A few years after Catch, Candace Parker had the most famous rookie season in WNBA history. After years of hype, Parker took the WNBA by storm in 2008, posting one of the most efficient years ever and winning MVP in addition to Rookie of the Year.
Parker stands alone as the only woman to win both awards in the same year4, but it is not at all uncommon for rookies to be considered in the MVP competition. 19 different WNBA rookies have finished top five in MVP voting within their first three years in the league. Luka Dončić is the only NBA player to do that this century, squeaking in at fourth place in his third year.
Looking at it another way, 11 different rookies have made an All-WNBA team since 2000. Even though the NBA has three award teams to the WNBA’s two, no NBA rookie has made a team in that time period. Not LeBron. Not Derrick Rose. Not Luka. Not Wemby. Not even Anthony Bennet. Caitlin Clark? Check
Despite all the hype for Cooper Flagg, Bueckers will make an all-league team before him. JuJu Watkins, who won’t be in the WNBA until at least 2027, will too. Heck, based on the stats above, there’s a 13-year-old girl5 out there somewhere who will probably get an MVP vote before Cooper Flagg.
The women understand the assignment and show up on time. Adds a little more credence to my question from last week to NBA players: “What took you so long to get so good?”
Regression to the Mean
What about the late bloomers? What does the trend look like for Most Improved Players (MIPs) in the W? Here the story is similar to that in the NBA, but with an even more satisfyingly sine-wavey answer:
WNBA MIPs follow a very in-line-with expectations trajectory, starting their careers slightly below average before having a big breakout season, then regressing back to just above league average.

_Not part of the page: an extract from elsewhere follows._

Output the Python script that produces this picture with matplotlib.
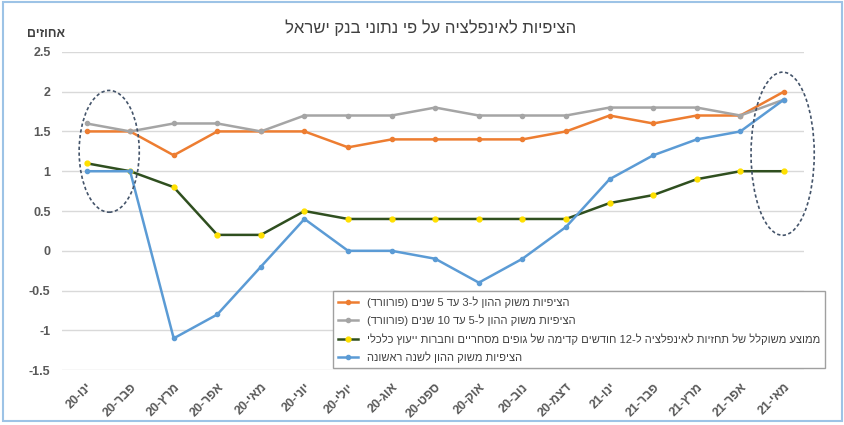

So, straightforward. But not exactly standard, as the average hides some pretty interesting career arcs.
Satou Sabally’s improvement was not being hurt. She won MIP the first year she played more than 17 games, and a year after being limited to 11 games by injury
Leilani Mitchell won MIP twice in her very spiky, up-and-down career
Jonquel Jones is by far the best MIP. Her PER before winning was higher than any other MIP’s in the season they won
Elizabeth Williams has a very stable efficiency for a MIP
Kelsey Bone regressed to below the mean, and was out of the league shortly after her MIP
Kia Vaughn has the largest single year PER jump going from 4.4 to 16.4 (+272%!)
Kelly Miller and Wendy Palmer tied for MIP in 2004. They obviously did not consider advanced stats then, as Miller’s PER dropped 2.5 points as part of a big downward trend, while Palmer’s rose 5.2.
With some notable exceptions, the WNBA MIPs don’t hold onto their efficiency gains very strongly. Perhaps that’s because they have to deal with a new crop of amazing rookies each year.
So if the strategy for success in the NBA is either get a little better each year or get a lot better one year and stay that good, if you want to be a really good WNBA player the strategy is … already be really good at basketball before you play in the WNBA.
Clingan also leads the NBA in personal fouls per minute, committing one every seven on average.
Including the three players allowed on two-way contracts.
Wilt Chamberlain (1959-60) and Wes Unseld (1968-69) did it in the NBA.
This is not an exaggeration. Elena Delle Donne was 13 when Carmelo Anthony won a National Championship at Syracuse. They both finished top five in MVP for the first time in 2013.